La corruption ronge également l’armée. Des officiers détournent les fonds destinés aux troupes, aggravant leur désillusion. Privés de soutien, environ 1 500 soldats syriens ont accepté de déposer les armes et de rentrer chez eux sous la protection offerte par HTS, un coup dur pour le moral des forces pro-Assad.
Cette débâcle expose également la fragilité des soutiens internationaux du régime. La Russie, concentrée sur son conflit en Ukraine, a réduit son engagement en Syrie. L’Iran, sous pression des sanctions économiques et des frappes israéliennes, ne peut plus apporter une aide significative. Même le Hezbollah, traditionnel allié de Damas, semble s’être retiré pour gérer ses propres priorités au Liban.
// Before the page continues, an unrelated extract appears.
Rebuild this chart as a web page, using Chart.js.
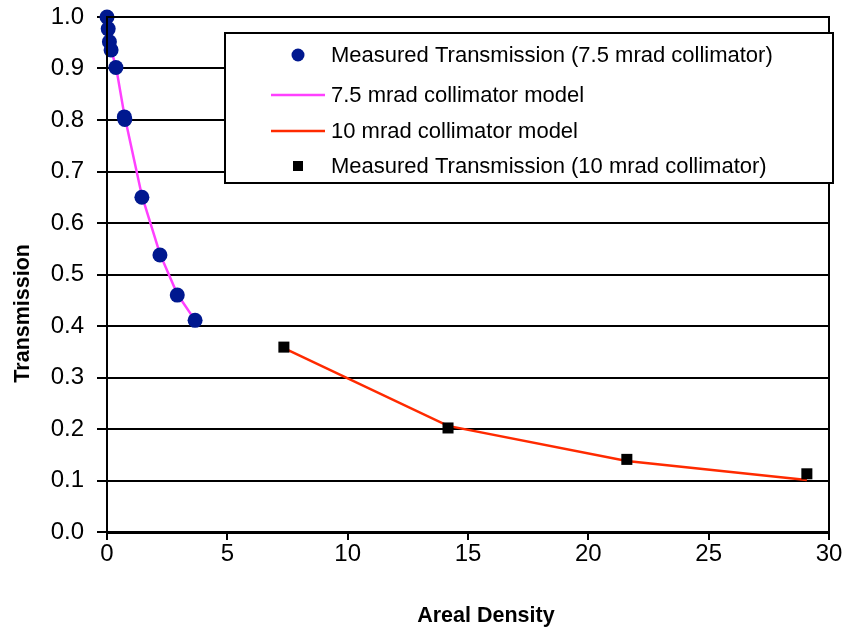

Bachar Al-Assad en fuite, les rebelles proclament Damas libre
La chute d’Alep ouvre une nouvelle phase dans le conflit syrien. Les rebelles pourraient capitaliser sur leur succès pour tenter une avancée vers Homs ou même Damas, mettant directement en péril le régime d’Assad. De son côté, le gouvernement syrien pourrait tenter une contre-offensive, mais les chances d’une victoire rapide paraissent faibles, tant l’armée est affaiblie.
Dans la nuit du 7 au 8 décembre, le groupe HTS a pris possession de Homs et le matin même, Damas, est entre leurs mains. Bachar Al-Assad a fuit marquant la fin d’un règne de 24 ans. Les rebelles syriens ont annoncé la chute de Bachar Al-Assad sur la télévision publique, le qualifiant de « tyran ». Ils déclarent avoir libéré les prisonniers politiques et appellent à préserver les biens de l’État. Plus tôt, ils avaient proclamé la « libération » de Damas via Telegram, affirmant qu’Assad avait quitté le pays depuis l’aéroport international de la capitale.
Rami Abdel Rahmane, de l’OSDH, confirme cette fuite, tandis qu’Abou Mohammed Al-Jolani, chef de la coalition rebelle HTS, exhorte ses forces à ne pas toucher aux institutions publiques, sous contrôle du Premier ministre en attendant une transition officielle. Une nouvelle ère semble s’ouvrir pour la Syrie.